Alfredino Rampi, il bimbo di Vermicino. L’accorrere del Presidente Pertini in quel giugno di oltre 40 anni fa. La folla che attorno premeva, sperava, pregava, incitava, come in quella sperduta località del Marocco, in questi giorni. I Vigili del fuoco commossi che gli parlavano di Mazinga che lo avrebbe liberato da quel buio soffocante che lo stringeva in una morsa. I volontari che le hanno provate tutte. Il più minuto che si è fatto calare nel pozzo artesiano, ha raggiunto Alfredino, ma non ha potuto imbragarlo. Il dolore disperato e dignitoso della mamma che parlava al suo bambino, lo rassicurava, lo cullava con le parole, ascoltava la sua voce via via più flebile e non ha mai smesso di sperare.

L’ altalena di angoscia e di speranza che per più giorni, alla luce del sole o delle fotoelettriche, ha stretto il cuore degli italiani, fino allo sconforto, anzi, al dolore sincero per la morte di quel bambino che è rimasto, adottato nel cuore, nella memoria dell’ Italia intera, come un ricordo indelebile. Ad attestare il valore immenso, il valore incondizionato, senza misura e senza limiti, della vita, di ciascuna vita nella sua insuperabile singolarità.
Non è un racconto di De Amicis.

E’ successo davvero. E oggi è successo ancora, al di là del mare, sull’altra sponda del Mare Nostrum. Che, nella sarabanda dei telegiornali, con Ryan, sopravanza, come notizia d’apertura, i Capi di Stato, la politica, perfino la pandemia, le Olimpiadi, addirittura la borsa e l’ andamento della finanza.

E’ solo una vita, una singola vita, la vita di un bimbo di cinque anni …e non mostra forse di valere il mondo intero…?
Se non fosse così, se non avessimo – perfino senza saperlo – questa verità scritta dentro, come potrebbe succedere questo? E’ solo sentimento, emozione? Non siamo ancora abbastanza evoluti da poterci sottrarre a queste reazioni istintive, irrazionali ? Dobbiamo sperare nel “trasumano” per affrancarci da questa “animalità” residua? Oppure siamo fatti davvero così? Siamo noi stessi, più trasparenti alla nostra stessa coscienza in questi momenti di coinvolgimento collettivo?

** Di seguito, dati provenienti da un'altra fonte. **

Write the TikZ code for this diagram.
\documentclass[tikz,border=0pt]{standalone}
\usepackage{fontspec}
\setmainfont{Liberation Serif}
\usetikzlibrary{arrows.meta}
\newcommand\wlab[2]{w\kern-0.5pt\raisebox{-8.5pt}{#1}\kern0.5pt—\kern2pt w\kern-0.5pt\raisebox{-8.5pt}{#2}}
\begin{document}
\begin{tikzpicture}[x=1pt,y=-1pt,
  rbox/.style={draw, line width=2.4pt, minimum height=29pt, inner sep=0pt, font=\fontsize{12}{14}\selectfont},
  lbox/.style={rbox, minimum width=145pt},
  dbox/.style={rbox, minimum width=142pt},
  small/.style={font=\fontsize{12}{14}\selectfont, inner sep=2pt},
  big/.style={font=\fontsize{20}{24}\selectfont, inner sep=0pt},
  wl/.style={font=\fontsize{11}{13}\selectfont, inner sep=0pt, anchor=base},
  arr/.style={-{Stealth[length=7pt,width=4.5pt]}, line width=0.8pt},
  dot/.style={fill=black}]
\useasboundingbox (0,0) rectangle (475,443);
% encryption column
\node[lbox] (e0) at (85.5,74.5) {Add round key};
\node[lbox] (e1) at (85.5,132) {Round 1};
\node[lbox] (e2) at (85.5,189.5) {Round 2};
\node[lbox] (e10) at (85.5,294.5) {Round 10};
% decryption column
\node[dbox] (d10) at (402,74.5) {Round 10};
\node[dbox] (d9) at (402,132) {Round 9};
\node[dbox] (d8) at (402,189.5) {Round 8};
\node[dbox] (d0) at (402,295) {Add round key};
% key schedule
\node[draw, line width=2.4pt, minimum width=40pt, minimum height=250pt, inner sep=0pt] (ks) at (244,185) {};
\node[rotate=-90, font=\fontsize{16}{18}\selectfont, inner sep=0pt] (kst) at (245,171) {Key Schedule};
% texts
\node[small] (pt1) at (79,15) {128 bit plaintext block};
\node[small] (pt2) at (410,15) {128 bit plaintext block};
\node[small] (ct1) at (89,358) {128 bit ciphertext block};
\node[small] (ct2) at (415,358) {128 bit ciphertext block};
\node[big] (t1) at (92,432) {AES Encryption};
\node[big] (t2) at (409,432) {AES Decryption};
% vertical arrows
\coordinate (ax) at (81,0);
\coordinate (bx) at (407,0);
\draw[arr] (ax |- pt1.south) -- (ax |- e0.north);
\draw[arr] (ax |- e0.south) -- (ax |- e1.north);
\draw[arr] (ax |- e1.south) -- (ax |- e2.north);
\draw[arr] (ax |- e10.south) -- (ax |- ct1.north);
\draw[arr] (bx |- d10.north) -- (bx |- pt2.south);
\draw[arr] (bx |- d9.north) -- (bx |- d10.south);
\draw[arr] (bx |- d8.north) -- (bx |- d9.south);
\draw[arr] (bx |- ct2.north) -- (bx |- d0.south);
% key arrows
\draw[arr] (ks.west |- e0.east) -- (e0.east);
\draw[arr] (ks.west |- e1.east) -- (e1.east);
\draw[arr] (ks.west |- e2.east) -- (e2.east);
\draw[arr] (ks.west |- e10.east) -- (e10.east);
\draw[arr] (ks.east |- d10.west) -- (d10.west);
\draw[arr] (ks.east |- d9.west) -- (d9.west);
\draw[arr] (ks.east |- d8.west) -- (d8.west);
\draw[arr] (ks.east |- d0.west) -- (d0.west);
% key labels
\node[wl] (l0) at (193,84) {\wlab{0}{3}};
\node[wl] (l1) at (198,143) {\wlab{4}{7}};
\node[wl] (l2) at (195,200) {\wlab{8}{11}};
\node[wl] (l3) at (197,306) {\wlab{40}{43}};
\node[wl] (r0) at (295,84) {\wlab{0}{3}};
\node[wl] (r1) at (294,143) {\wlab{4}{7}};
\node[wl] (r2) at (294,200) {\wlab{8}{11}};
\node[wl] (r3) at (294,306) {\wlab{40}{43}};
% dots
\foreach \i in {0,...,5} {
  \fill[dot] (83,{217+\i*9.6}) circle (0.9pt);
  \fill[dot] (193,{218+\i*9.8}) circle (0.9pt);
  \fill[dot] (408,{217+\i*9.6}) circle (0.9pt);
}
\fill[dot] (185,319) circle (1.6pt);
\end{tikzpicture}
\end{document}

Sant’ Agostino sostiene che la gioia – ma anche il dolore, che sempre si accompagnano – è l’ “esperienza della verità vissuta”. Vuol forse dire che è, dunque, la Vita, al fondo, la nostra Verità? E, quindi, quella sorgente che, qualunque sia la fede di ognuno, ci accomuna tutti? E da cui non possiamo prescindere perché è lì che ogni diritto trova la sua origine?